Environ 1 500 ouvriers et ouvrières agricoles se sont retrouvéEs le 14 décembre à Rabat, devant les ministères de l'Agriculture et de l'Emploi, pour crier haut et fort leur indignation, leur colère concernant leurs lamentables conditions de travail, leur détermination à radicaliser leur légitime combat pour arracher leurs droits. Ils se sont ensuite dirigéEs vers le ministère de l'Agriculture et le Parlement où ils ont organisé un sit-in. Ils étaient venuEs de toutes les régions agricoles du Maroc à l'appel de la Fédération nationale du secteur agricole (UMT).
C'était le point d'orgue d'une campagne menée du 3 au 15 décembre, pour protester contre l’exploitation accrue, les conditions sociales et économiques déplorables vécues par les ouvrierEs agricoles et la discrimination juridique dont ils font toujours l’objet de la part des propriétaires fonciers et des capitalistes agricoles nationaux, français ou espagnols auxquels le gouvernement tente de fournir une main-d'œuvre servile et bon marché.
Succédant à de nombreux conflits, notamment dans les grandes exploitations du Souss (région d'Agadir), cette mobilisation met l'accent sur l'extrême pauvreté et les droits élémentaires bafoués des ouvriers et ouvrières agricoles : - le salaire minimum légal dans l'agriculture est de 60,63 dirhams par jour (5 euros), c’est-à-dire 1 576 dirhams par mois (140 euros), les jours de repos n’étant pas payés. Dans l'industrie et le commerce, le salaire moyen est de 2 431 dirhams (230 euros). - Selon le code du travail, les ouvrierEs agricoles sont censéEs travailler en moyenne 48 heures par semaine contre 44 heures dans l'industrie et le commerce. Mais dans la pratique, ils travaillent plus de 10 heures par jour et dans des conditions très dures (dans les abri-serres à forte humidité et avec des températures élevées, utilisation des pesticides sans protection...). - Les non-déclarations à la Caisse nationale de sécurité sociale privent la majorité de toute couverture sociale et des allocations familiales.- La flexibilité du travail est généralisée par le recours intensif aux entreprises d’emploi temporaire. - Le droit syndical n'est pas respecté, avec l'appui des forces de répression et de la justice. Les ouvrierEs syndiquéEs sont souvent licenciéEs dès la formation de leur bureau syndical, les déléguéEs, premières victimes, puis, à leur tour, ceux et celles qui rentrent en grève de solidarité. - Les conditions de transport vers les exploitations sont dangereuses, dans des véhicules inadaptés, sans assurance, avec la complicité des autorités.- La main-d'œuvre féminine « exportée » vers les champs de fraises en Espagne est l’objet d’un véritable trafic, avec des conditions proches de l'esclavage.
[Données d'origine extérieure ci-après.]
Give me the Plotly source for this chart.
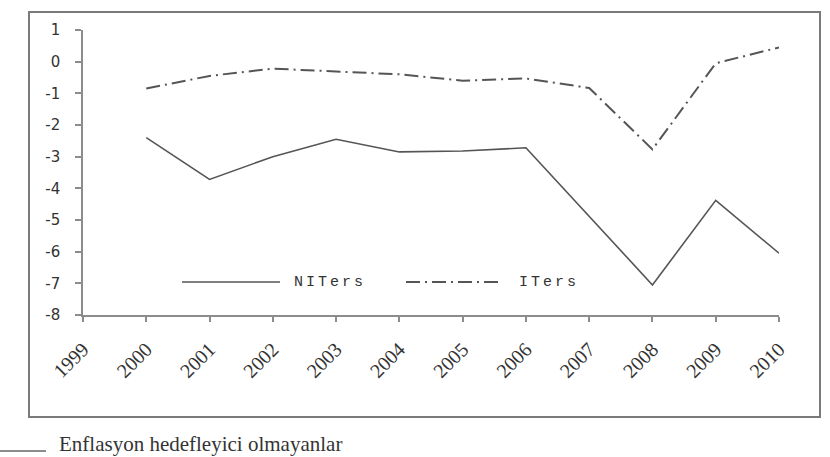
import plotly.graph_objects as go

years = [2000, 2001, 2002, 2003, 2004, 2005, 2006, 2007, 2008, 2009, 2010]
niters = [-2.4, -3.72, -3.0, -2.45, -2.85, -2.82, -2.72, -4.9, -7.05, -4.38, -6.05]
iters = [-0.85, -0.45, -0.22, -0.32, -0.4, -0.6, -0.53, -0.83, -2.77, -0.05, 0.45]
series_names = ["NITers", "ITers"]
x_ticks = list(range(1999, 2011))
y_ticks = list(range(-8, 2))
y_tick_labels = ["-8", "-7", "-6", "-5", "-4", "-3", "-2", "-1", "0", "1"]
footer_text = "Enflasyon hedefleyici olmayanlar"

W, H = 830, 457
L, R, T, B = 83, 779, 30, 315  # plot area pixels


def px(x):
    return (x - L) / (R - L)


def py(y):
    return (B - y) / (B - T)


line_color = "#555555"
axis_color = "#8c8c8c"

fig = go.Figure()
fig.add_trace(go.Scatter(x=years, y=niters, mode="lines", name=series_names[0],
                         line=dict(color=line_color, width=1.6), showlegend=False))
fig.add_trace(go.Scatter(x=years, y=iters, mode="lines", name=series_names[1],
                         line=dict(color=line_color, width=2, dash="14px,5px,2px,5px"),
                         showlegend=False))

shapes = [
    # outer frame
    dict(type="rect", xref="paper", yref="paper", x0=px(29), x1=px(820), y0=py(417), y1=py(12),
         line=dict(color="#7a7a7a", width=2), layer="below"),
    # legend samples
    dict(type="line", xref="paper", yref="paper", x0=px(182), x1=px(280), y0=py(282), y1=py(282),
         line=dict(color=line_color, width=1.6)),
    dict(type="line", xref="paper", yref="paper", x0=px(406), x1=px(503), y0=py(282), y1=py(282),
         line=dict(color=line_color, width=2, dash="14px,5px,2px,5px")),
    # footer line
    dict(type="line", xref="paper", yref="paper", x0=px(0), x1=px(46), y0=py(451), y1=py(451),
         line=dict(color="#666666", width=1.5)),
]

annotations = [
    dict(xref="paper", yref="paper", x=px(292), y=py(282), xanchor="left", yanchor="middle",
         text='<span style="letter-spacing:3px">%s</span>' % series_names[0], showarrow=False,
         font=dict(family="Liberation Mono", size=15, color="#333333")),
    dict(xref="paper", yref="paper", x=px(517), y=py(282), xanchor="left", yanchor="middle",
         text='<span style="letter-spacing:3px">%s</span>' % series_names[1], showarrow=False,
         font=dict(family="Liberation Mono", size=15, color="#333333")),
    dict(xref="paper", yref="paper", x=px(57), y=py(458), xanchor="left", yanchor="bottom",
         text=footer_text, showarrow=False,
         font=dict(family="Liberation Serif", size=21, color="#333333")),
]

fig.update_layout(
    width=W, height=H, autosize=False,
    margin=dict(l=L, r=W - R, t=T, b=H - B, pad=0),
    paper_bgcolor="white", plot_bgcolor="white",
    shapes=shapes, annotations=annotations,
    showlegend=False,
)
fig.update_xaxes(
    range=[1999, 2010], tickvals=x_ticks, ticktext=[str(v) for v in x_ticks],
    tickangle=-45, ticks="outside", ticklen=5, tickcolor=axis_color, tickwidth=1.5,
    showline=True, linecolor=axis_color, linewidth=1.5, showgrid=False, zeroline=False,
    ticklabelstandoff=8,
    tickfont=dict(family="Liberation Serif", size=20, color="#333333"),
)
fig.update_yaxes(
    range=[-8, 1], tickvals=y_ticks, ticktext=y_tick_labels, ticks="outside", ticklen=6,
    tickcolor=axis_color, tickwidth=1.5, showline=True, linecolor=axis_color, linewidth=1.5,
    showgrid=False, zeroline=False, ticklabelstandoff=12,
    tickfont=dict(family="DejaVu Sans", size=15, color="#333333"),
)

fig.write_html("out.html")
Soulignons-le, encore une fois, des entreprises agroalimentaires françaises et européennes participent à cette exploitation féroce, grâce au statut « avancé » du Maroc vis-à-vis de l'Union européenne. Ces entreprises et ce statut qui induisent, en outre, un développement des cultures intensives d'exportation, pillent les ressources en eau et sont responsables de la disparition des petites exploitations agricoles.